Dolayısıyla hangi siyasi taraftan bakarsak bakalım zamanın ruhunun gereği önce demokrasi talebi. Yani toplumun demokratikleşmesi, devletin ve yönetimin demokratikleştirilmesi, siyasetin demokratikleşmesi.
Değişim: zihni, hukuki ve kurumsal
Böylesi bir değişim zihniyet, hukuksal ve kurumsal olarak neredeyse yeniden varolmak, değişmek demek. Çünkü hem devlette hem de toplumda zihni değişim demokratikleşme yolunda henüz tam olarak gerçekleşmediğinden , uygulamada da hukuk ve kurumsal değişim bir türlü gerçekleş(e)miyor. Yalnızca iktidar değil diğer partiler de, yalnızca Türkler değil Kürtler de, yalnızca Sünniler değil Aleviler de, yalnızca sağcılar değil solcular da hala demokrasiyi kendi tanım ve talebi ile sınırlı sanıyor büyük oranda. Kendi varoluşunu, haklarını garantiye aldığı anda herkes, kendi egemenlik alanında – ki bu alan ister ailesi, ister mahallesi, ister derneği, ister partisi, isterse de tüm ülke olsun – diğerlerinin varoluşunu ve haklarını tartışmaya başlıyor.

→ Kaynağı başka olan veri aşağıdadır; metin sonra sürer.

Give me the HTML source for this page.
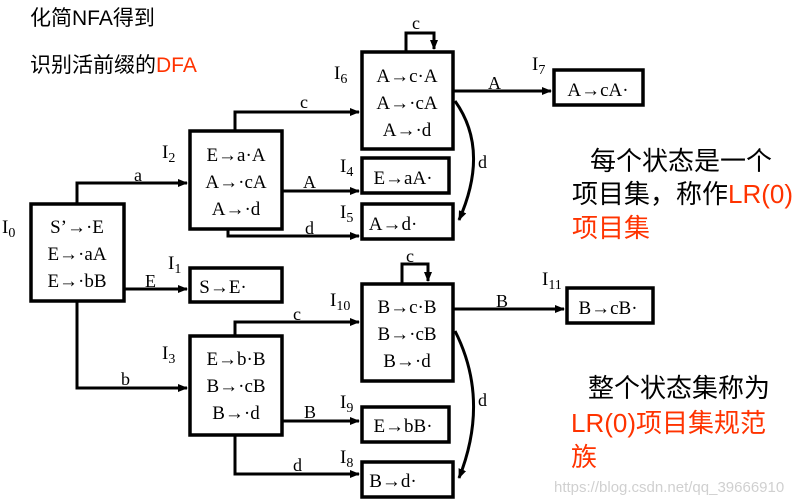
<!DOCTYPE html>
<html><head><meta charset="utf-8"><style>
html,body{margin:0;padding:0;background:#fff;width:806px;height:503px;overflow:hidden}
svg{display:block}
.t{font-family:"Liberation Serif",serif;font-size:19px;fill:#000}
.l{font-family:"Liberation Serif",serif;font-size:18px;fill:#000}
.cn{font-family:"Liberation Sans","Noto Sans CJK SC",sans-serif;font-size:26px}
.ti{font-family:"Liberation Sans","Noto Sans CJK SC",sans-serif;font-size:21px}
</style></head><body>
<svg width="806" height="503" viewBox="0 0 806 503" xmlns="http://www.w3.org/2000/svg">
<defs><marker id="ar" markerWidth="10" markerHeight="10" refX="9" refY="5" orient="auto" markerUnits="userSpaceOnUse"><path d="M0,1 L10,5 L0,9 z" fill="#000"/></marker></defs>
<g fill="none" stroke="#000" stroke-width="3.5">
<rect x="31" y="204" width="93" height="97"/>
<rect x="190" y="131" width="92" height="98"/>
<rect x="362" y="52" width="91" height="97"/>
<rect x="362" y="158" width="87" height="35"/>
<rect x="362" y="204" width="91" height="35"/>
<rect x="554" y="70" width="89" height="35"/>
<rect x="190" y="268" width="92" height="34"/>
<rect x="190" y="336" width="92" height="99"/>
<rect x="362" y="284" width="91" height="97"/>
<rect x="362" y="407" width="87" height="35"/>
<rect x="362" y="462" width="91" height="35"/>
<rect x="567" y="288" width="86" height="35"/>
</g>
<g fill="none" stroke="#000" stroke-width="3" marker-end="url(#ar)">
<path d="M77,204 V183 H187"/>
<path d="M235,131 V112 H359"/>
<path d="M282,191 H359"/>
<path d="M228,229 V236 H359"/>
<path d="M406,52 V33 H434 V49"/>
<path d="M453,91 H551"/>
<path d="M455,101 Q490,150 459,220"/>
<path d="M124,289 H187"/>
<path d="M77,301 V388 H187"/>
<path d="M235,336 V322 H359"/>
<path d="M282,421 H359"/>
<path d="M235,435 V474 H359"/>
<path d="M402,284 V264 H428 V281"/>
<path d="M453,309 H564"/>
<path d="M455,331 Q490,400 459,478"/>
</g>
<g class="t" text-anchor="middle">
<text x="77" y="233">S’→·E</text><text x="77" y="260">E→·aA</text><text x="77" y="287">E→·bB</text>
<text x="236" y="161">E→a·A</text><text x="236" y="188">A→·cA</text><text x="236" y="215">A→·d</text>
<text x="407" y="82">A→c·A</text><text x="407" y="109">A→·cA</text><text x="407" y="136">A→·d</text>
<text x="403" y="184">E→aA·</text><text x="393" y="230">A→d·</text>
<text x="598" y="96">A→cA·</text><text x="223" y="293">S→E·</text>
<text x="236" y="365">E→b·B</text><text x="236" y="392">B→·cB</text><text x="236" y="419">B→·d</text>
<text x="407" y="313">B→c·B</text><text x="407" y="340">B→·cB</text><text x="407" y="367">B→·d</text>
<text x="403" y="432">E→bB·</text><text x="393" y="487">B→d·</text>
<text x="608" y="314">B→cB·</text>
</g>
<g class="l">
<text x="134" y="181">a</text><text x="300" y="108">c</text><text x="303" y="188">A</text><text x="305" y="234">d</text>
<text x="412" y="29">c</text><text x="488" y="89">A</text><text x="478" y="168">d</text>
<text x="145" y="287">E</text><text x="121" y="385">b</text><text x="293" y="320">c</text><text x="304" y="418">B</text>
<text x="293" y="471">d</text><text x="406" y="262">c</text><text x="496" y="307">B</text><text x="478" y="406">d</text>
</g>
<g class="t">
<text x="2" y="233">I<tspan font-size="14" dy="4">0</tspan></text>
<text x="162" y="158">I<tspan font-size="14" dy="4">2</tspan></text>
<text x="334" y="79">I<tspan font-size="14" dy="4">6</tspan></text>
<text x="340" y="172">I<tspan font-size="14" dy="4">4</tspan></text>
<text x="340" y="218">I<tspan font-size="14" dy="4">5</tspan></text>
<text x="532" y="70">I<tspan font-size="14" dy="4">7</tspan></text>
<text x="168" y="269">I<tspan font-size="14" dy="4">1</tspan></text>
<text x="162" y="359">I<tspan font-size="14" dy="4">3</tspan></text>
<text x="330" y="306">I<tspan font-size="14" dy="4">10</tspan></text>
<text x="340" y="408">I<tspan font-size="14" dy="4">9</tspan></text>
<text x="340" y="463">I<tspan font-size="14" dy="4">8</tspan></text>
<text x="542" y="285">I<tspan font-size="14" dy="4">11</tspan></text>
</g>
<g class="ti">
<text x="30" y="25" fill="#000">化简NFA得到</text>
<text x="30" y="72" fill="#000">识别活前缀的<tspan fill="#ff3300">DFA</tspan></text>
</g>
<g class="cn">
<text x="590" y="170" fill="#000">每个状态是一个</text>
<text x="572" y="203" fill="#000">项目集，称作<tspan fill="#ff3300">LR(0)</tspan></text>
<text x="572" y="237" fill="#ff3300">项目集</text>
<text x="588" y="397" fill="#000">整个状态集称为</text>
<text x="571" y="432" fill="#ff3300">LR(0)项目集规范</text>
<text x="571" y="466" fill="#ff3300">族</text>
</g>
<text x="554" y="492" font-family="Liberation Sans,sans-serif" font-size="15" fill="#d0d0d0">https://blog.csdn.net/qq_39666910</text>
</svg>
</body></html>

Üstelik bu problem yalnızca siyasi zihniyet meselesi de değil. Aynı zamanda gündelik hayattaki tüm eylem, tercih ve kararlarımızı da etkiliyor. İster kadına şiddet, ister farklı cinsel tercihe bakış, isterse de gayrimüslimlere hoşgörüsüzlük üzerinden konuşalım her meselede ezberlerimizden gelen içgüdüsel tepki var farklılığa. Kısaca temel sorunlarımızdan birisi toplumun ve gündelik hayatın demokratikleştirilmesi asıl.

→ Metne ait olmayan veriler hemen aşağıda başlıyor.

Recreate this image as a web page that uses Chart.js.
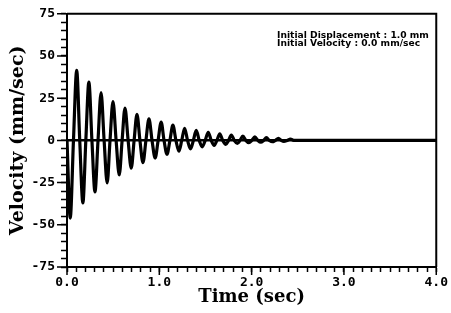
<!DOCTYPE html>
<html>
<head>
<meta charset="utf-8">
<script src="https://cdn.jsdelivr.net/npm/chart.js@4/dist/chart.umd.min.js"></script>
<style>
html,body{margin:0;padding:0;background:#fff;}
#wrap{width:451px;height:313px;position:relative;}
</style>
</head>
<body>
<div id="wrap"><canvas id="c" width="451" height="313"></canvas></div>
<script>
// Time (sec) of readings: extrema and zero crossings
const timeSec = [0, 0.035, 0.070, 0.105, 0.138, 0.172, 0.204, 0.237, 0.270, 0.303, 0.336, 0.369, 0.402, 0.435, 0.466, 0.498, 0.532, 0.566, 0.597, 0.628, 0.662, 0.696, 0.727, 0.758, 0.790, 0.823, 0.855, 0.888, 0.921, 0.955, 0.987, 1.020, 1.051, 1.083, 1.115, 1.147, 1.180, 1.212, 1.243, 1.274, 1.306, 1.338, 1.369, 1.400, 1.432, 1.465, 1.497, 1.530, 1.562, 1.594, 1.624, 1.655, 1.687, 1.720, 1.750, 1.780, 1.812, 1.845, 1.875, 1.905, 1.937, 1.970, 2.002, 2.035, 2.067, 2.100, 2.130, 2.160, 2.192, 2.225, 2.257, 2.290, 2.320, 2.350, 2.385, 2.420, 2.455, 4.0];
// Velocity (mm/sec)
const velocity = [0, -46, 0, 41.5, 0, -37, 0, 34.5, 0, -30.5, 0, 28.3, 0, -25.2, 0, 23, 0, -20.5, 0, 19.2, 0, -16.5, 0, 15.5, 0, -13.2, 0, 12.8, 0, -10.5, 0, 10.8, 0, -8.2, 0, 9.0, 0, -6.4, 0, 7.2, 0, -5.0, 0, 5.9, 0, -3.8, 0, 4.8, 0, -3.0, 0, 3.9, 0, -2.3, 0, 3.2, 0, -1.8, 0, 2.6, 0, -1.4, 0, 2.1, 0, -1.1, 0, 1.6, 0, -0.8, 0, 1.2, 0, -0.6, 0, 0.8, 0, 0];
const xTickLabels = ["0.0", "1.0", "2.0", "3.0", "4.0"];
const yTickLabels = ["-75", "-50", "-25", "0", "25", "50", "75"];
const noteLines = ["Initial Displacement : 1.0 mm", "Initial Velocity : 0.0 mm/sec"];

const points = timeSec.map((t, i) => ({x: t, y: velocity[i]}));

const framePlugin = {
  id: 'frame',
  afterDraw(chart) {
    const {ctx, chartArea: a, scales} = chart;
    ctx.save();
    ctx.strokeStyle = '#000';
    ctx.lineWidth = 2;
    ctx.beginPath();
    ctx.moveTo(a.left, a.top);
    ctx.lineTo(a.right, a.top);
    ctx.lineTo(a.right, a.bottom);
    ctx.stroke();
    // longer major ticks
    ctx.lineWidth = 1.5;
    ctx.beginPath();
    scales.y.ticks.forEach((t) => {
      if (t.value % 25 === 0) {
        const py = scales.y.getPixelForValue(t.value);
        ctx.moveTo(a.left - 10, py);
        ctx.lineTo(a.left, py);
      }
    });
    scales.x.ticks.forEach((t) => {
      if (Math.abs(t.value - Math.round(t.value)) < 1e-6) {
        const px = scales.x.getPixelForValue(t.value);
        ctx.moveTo(px, a.bottom);
        ctx.lineTo(px, a.bottom + 8);
      }
    });
    ctx.stroke();
    // note text
    ctx.fillStyle = '#000';
    ctx.font = 'bold 9px "DejaVu Sans"';
    ctx.textBaseline = 'middle';
    ctx.textAlign = 'left';
    const x0 = scales.x.getPixelForValue(2.275);
    const x1 = scales.x.getPixelForValue(3.92);
    const w0 = ctx.measureText(noteLines[0]).width;
    const sx = (x1 - x0) / w0;
    [61.8, 57.6].forEach((v, i) => {
      ctx.save();
      ctx.translate(x0, scales.y.getPixelForValue(v));
      ctx.scale(sx, 1);
      ctx.fillText(noteLines[i], 0, 0);
      ctx.restore();
    });
    ctx.restore();
  }
};

new Chart(document.getElementById('c'), {
  type: 'line',
  data: {
    datasets: [{
      data: points,
      borderColor: '#000',
      borderWidth: 3.2,
      pointRadius: 0,
      fill: false,
      cubicInterpolationMode: 'monotone'
    }]
  },
  options: {
    responsive: false,
    animation: false,
    devicePixelRatio: 1,
    layout: {padding: {top: 11, right: 13, left: 0, bottom: 0}},
    plugins: {legend: {display: false}, tooltip: {enabled: false}},
    scales: {
      x: {
        type: 'linear',
        min: 0, max: 4,
        afterFit(s) { s.height = 46; },
        border: {display: true, color: '#000', width: 2},
        grid: {display: true, drawOnChartArea: false, drawTicks: true, tickLength: 5, tickColor: '#000', tickWidth: 1.5},
        ticks: {
          stepSize: 0.1, autoSkip: false, maxRotation: 0, padding: 3,
          color: '#000',
          font: {family: '"DejaVu Sans Mono"', weight: 'bold', size: 13},
          callback: (v) => {
            const r = Math.round(v);
            return Math.abs(v - r) < 1e-6 ? xTickLabels[r] : '';
          }
        },
        title: {display: true, text: 'Time (sec)', color: '#000', padding: {top: 0, bottom: 5},
          font: {family: '"DejaVu Serif"', weight: 'bold', size: 18}}
      },
      y: {
        type: 'linear',
        min: -75, max: 75,
        afterFit(s) { s.width = 67; },
        border: {display: true, color: '#000', width: 2},
        grid: {
          display: true, drawOnChartArea: true, drawTicks: true, tickLength: 6,
          color: (c) => (c.tick && c.tick.value === 0) ? '#000' : 'rgba(0,0,0,0)',
          lineWidth: (c) => (c.tick && c.tick.value === 0) ? 2.5 : 1,
          tickColor: '#000', tickWidth: 1.5
        },
        ticks: {
          stepSize: 5, autoSkip: false, padding: 6,
          color: '#000',
          font: {family: '"DejaVu Sans Mono"', weight: 'bold', size: 13},
          callback: (v) => (v % 25 === 0) ? yTickLabels[(v + 75) / 25] : ''
        },
        title: {display: true, text: 'Velocity (mm/sec)', color: '#000', padding: {top: 7, bottom: 0},
          font: {family: '"DejaVu Serif"', weight: 'bold', size: 19}}
      }
    }
  },
  plugins: [framePlugin]
});
</script>
</body>
</html>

Toplumun demokratikleşmesi eğitim sisteminden bağımsız değil
Toplumda bu zihni değişim ancak hukuk ve eğitim sistemleri beraberce demokratikleştirilirse sağlanabilir. Çünkü toplumun hoşgörüsüzlüğünün kökenini eğitim sisteminin monolitik yapısı oluşturuyor. Ne yazık ki hala bu ülkede Aleviler veya Kürtler üzerinde bile öylesine derin bir cahillik, bilgisizlik var. Saçma sapan tarihsel dedikodular ve uyduruk efsanelerle beslenen tutumlar o kadar yaygın ki, ülkeyi yönetenlerin bile bu bilgisizliklerinin türlü örneğini her gün görüyoruz, duyuyoruz.

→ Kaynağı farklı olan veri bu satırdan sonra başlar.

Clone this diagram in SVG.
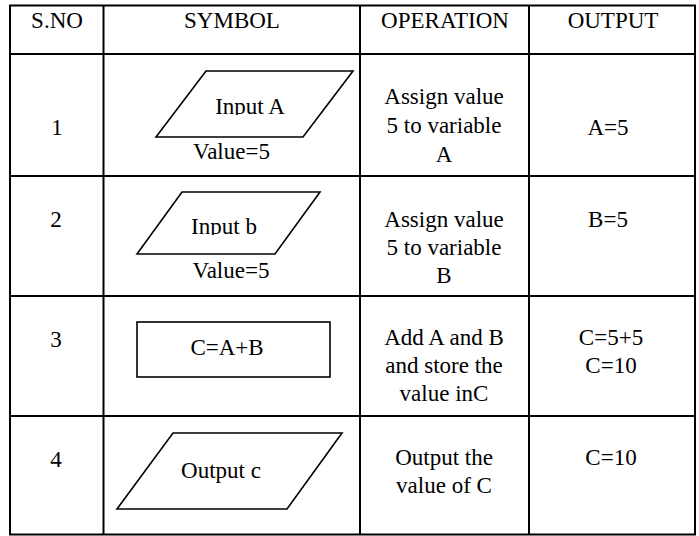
<svg xmlns="http://www.w3.org/2000/svg" width="699" height="536" viewBox="0 0 699 536">
  <defs>
    <style>
      .grid { stroke: #000; stroke-width: 2; fill: none; }
      .shape { stroke: #000; stroke-width: 1.6; fill: #fff; stroke-linejoin: miter; }
      text { font-family: "Liberation Serif", "Times New Roman", serif; font-size: 23px; fill: #000; text-anchor: middle; }
    </style>
    <!-- the symbol captions are cut off just under the baseline -->
    <clipPath id="clipInA"><rect x="150" y="80" width="200" height="35"/></clipPath>
    <clipPath id="clipInB"><rect x="150" y="200" width="200" height="35"/></clipPath>
  </defs>
  <rect width="699" height="536" fill="#fff"/>

  <!-- table grid -->
  <g id="grid" class="grid">
    <rect x="10" y="5.5" width="685" height="529"/>
    <line x1="103.5" y1="5.5" x2="103.5" y2="534.5"/>
    <line x1="360" y1="5.5" x2="360" y2="534.5"/>
    <line x1="529" y1="5.5" x2="529" y2="534.5"/>
    <line x1="10" y1="54" x2="695" y2="54"/>
    <line x1="10" y1="176" x2="695" y2="176"/>
    <line x1="10" y1="296" x2="695" y2="296"/>
    <line x1="10" y1="416" x2="695" y2="416"/>
  </g>

  <!-- header row -->
  <g id="header">
    <text x="57" y="28">S.NO</text>
    <text x="232" y="28">SYMBOL</text>
    <text x="445" y="28">OPERATION</text>
    <text x="613" y="28">OUTPUT</text>
  </g>

  <!-- row 1: input A -->
  <g id="row1">
    <text x="57" y="135">1</text>
    <polygon class="shape" points="206,71 353,71 303,137 156,137"/>
    <text x="250" y="114" clip-path="url(#clipInA)">Input A</text>
    <text x="231.5" y="159">Value=5</text>
    <text x="444" y="104">Assign value</text>
    <text x="444" y="133">5 to variable</text>
    <text x="444" y="162">A</text>
    <text x="608" y="135">A=5</text>
  </g>

  <!-- row 2: input b -->
  <g id="row2">
    <text x="56" y="227">2</text>
    <polygon class="shape" points="182,192 320,192 275,254 137,254"/>
    <text x="224" y="234" clip-path="url(#clipInB)">Input b</text>
    <text x="231" y="278">Value=5</text>
    <text x="444" y="227">Assign value</text>
    <text x="444" y="255">5 to variable</text>
    <text x="444" y="283">B</text>
    <text x="608" y="227">B=5</text>
  </g>

  <!-- row 3: process -->
  <g id="row3">
    <text x="56" y="347">3</text>
    <rect class="shape" x="137" y="322" width="193" height="55"/>
    <text x="227" y="355">C=A+B</text>
    <text x="444" y="345">Add A and B</text>
    <text x="444" y="373">and store the</text>
    <text x="444" y="401">value inC</text>
    <text x="611" y="345">C=5+5</text>
    <text x="611" y="373">C=10</text>
  </g>

  <!-- row 4: output c -->
  <g id="row4">
    <text x="56" y="467">4</text>
    <polygon class="shape" points="173,433 342,433 287,509 117,509"/>
    <text x="221" y="478">Output c</text>
    <text x="444" y="465">Output the</text>
    <text x="444" y="493">value of C</text>
    <text x="611" y="465">C=10</text>
  </g>
</svg>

Temel bilgi eksikliği ise monolitik eğitim sistemiyle çoğaltılıyor. Ders kitaplarını taradığımız zaman Kürtler ve Aleviler ve hatta diğer farklılıklar hakkında yüzlerce yanlış anlatım ve ifade görüyoruz. Yine de Radikal’de aşağıdaki haberi görünce bakış açım nedeniyle çok önemsedim ve sizlerle bir kez daha paylaşmak istedim.
“Milli Eğitim Bakanlığı (MEB), yeni eğitim-öğretim döneminin ilk dersini, ‘Demokrasi eğitimi ve Demokratik Okul Kültürü’ konusuna ayırdı. Milli Eğitim Bakanı Ömer Dinçer imzasıyla yayımlanan ve tüm okullara da gönderilen genelgede, şu talepler sıralandı: “Her insanın kendisinin ve başkasının yaşamına ve onuruna saygı duyması gerektiğinin önemi konulu konferans düzenlenmesi, insanın varlığının ve onurunun korunmasında insan haklarının ve demokrasinin önemi konulu araştırma ödevleri verilmesi, toplumsal cinsiyet eşitliğinin sağlanmasına yönelik olumlu örneklerin araştırılarak okul panosuna asılması, insan haklarıyla ilgili gelişmelerin takip edilmesinin teşvik edilmesi ve konu ile ilgili gazete ve dergi haberlerinin sergilenmesi.” Bakan Ömer Dinçer, insan haklarıyla ilgili kavramların ezberletilmek yerine yaşama geçirilmesi gerektiğini belirtirken, özellikle cinsiyete dayalı ayrımcılığın ortadan kalkması gerektiğini vurguladı.”